Karly Kirkpatrick is a YA author, avid reader, high school German and French teacher, and mother of a little artist. She has taken graduate classes in Writing and Publishing at DePaul University in Chicago and is beginning the screenwriting program at UCLA Extension. She lives in Elgin, Illinois with her husband, daughter, and two stinky Shih Tzus.
Since this blog is about offering inspiration to writers, my first question for you is, do you have a favorite quote? If so, why is it your favorite?
These are two that inspire me:
Twenty years from now you will be more disappointed by the things that you didn’t do than by the ones you did do. So throw off the bowlines. Sail away from the safe harbor. Catch the trade winds in your sails. Explore. Dream. Discover. ~Mark Twain
Go confidently in the direction of your dreams. Live the life you have imagined. ~Henry David Thoreau
Being the first child in the family, I’ve always been torn between my practical side and my creative side. When I read these, I feel more confident about pursuing my creative dreams. I think they sort of remind me that I can take risks and not always be the practical one.
What’s the best piece of advice you’ve been given so far in your writing career?
So many things. It’s super important to make sure you keep reading as well as writing. It makes your writing better. Oh, and never take critiques personally!
Is there a professor/teacher that has left an impression on you in a big way? If so, what did they do that was so different from the others?
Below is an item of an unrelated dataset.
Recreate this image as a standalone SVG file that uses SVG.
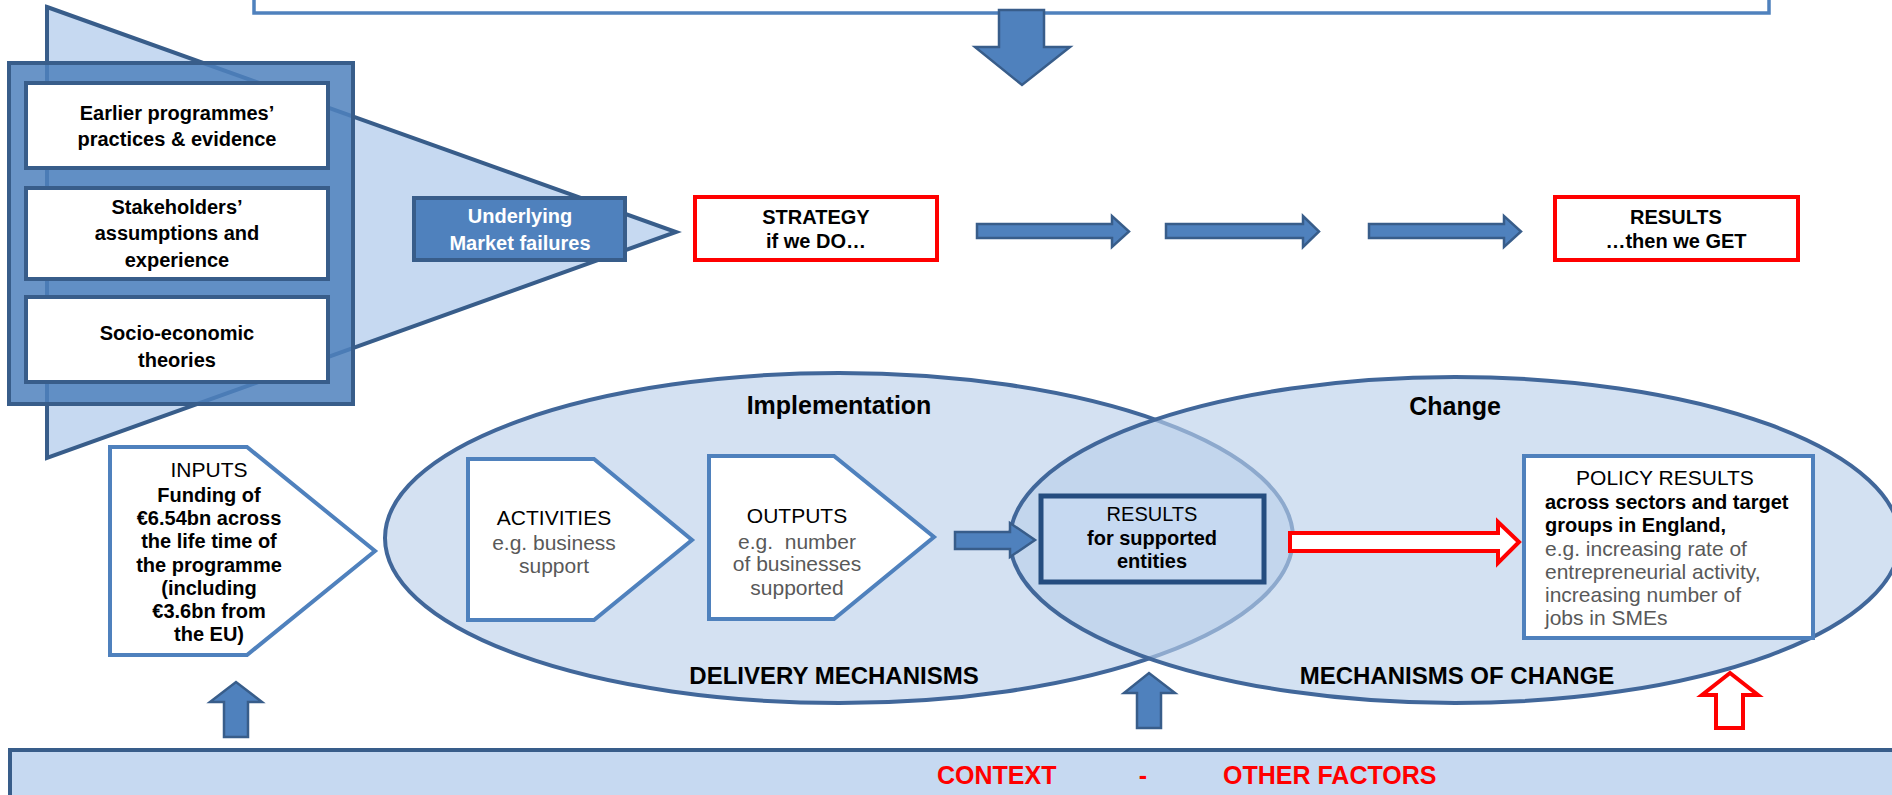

I had a lot of great teachers from kindergarten through grad school. Some of them influenced me not because they were my favorite, but because they saw something in me that I didn’t realize was there. A choir professor in college really wanted me to go back to school for vocal performance because she felt I was better than the people who were majoring at our school. I thought I was decent, but not that good. Another professor in grad school was really impressed by a paper I wrote in a Latin American Poly Sci class and wanted me to present it at a conference. I had always been a decent writer, but that made me proud that he thought I produced something so important that others should see it.
Between being a mommy, going to school, and writing full time, how do you manage your time so well?
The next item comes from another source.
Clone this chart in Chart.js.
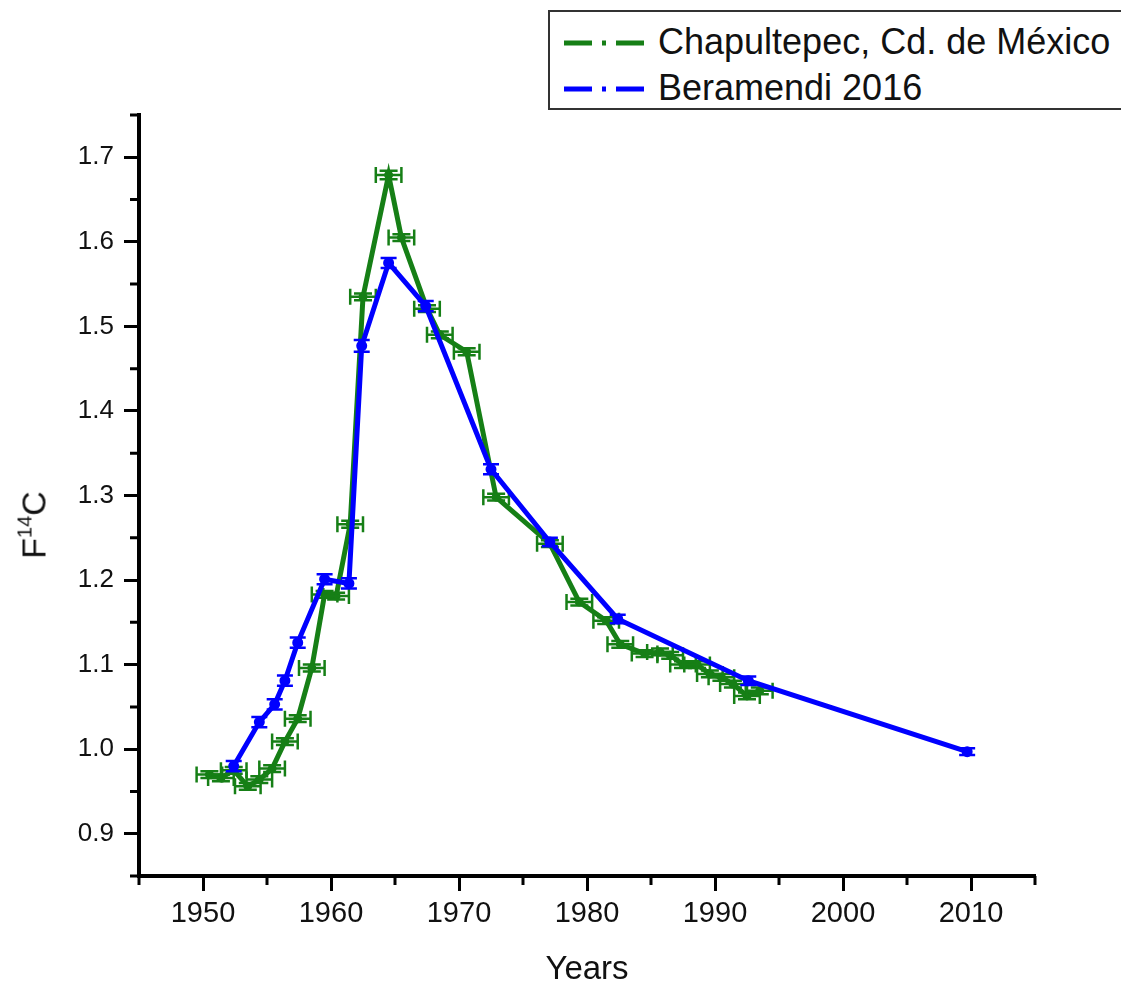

Great question. I actually work full time and unfortunately can only write part time. I teach every day from 7-3, and try to fit in writing work during my lunch. Sometimes I write, or revise, or read manuscripts from my critique partners. If I’m on a tight deadline, I’ll try to write an hour in the evenings as well and on the weekend. But it’s all about balance. I try to do no more than an hour of writing or revising work a day, because otherwise things get a little crazy. I just have to know my limits. As a result, it takes me longer to write a book and to revise, but I’ve sort of got my pattern down. It makes it easier for me to make it all work. I also have days off and we’re off in the summer. This summer, after I get back from a couple European adventures, I plan to write like it’s my day job, for 3-4 hours at least per day on the weekdays. I have two books I need to write before school starts August 23rd!
If you could send your younger self one tweet, what would you say?
Dream bigger. Take more risks.
If you could pick a word to describe yourself, what would it be?
Insane??? Okay, maybe just hardworking.
Thank you, Karly! Some really great advice!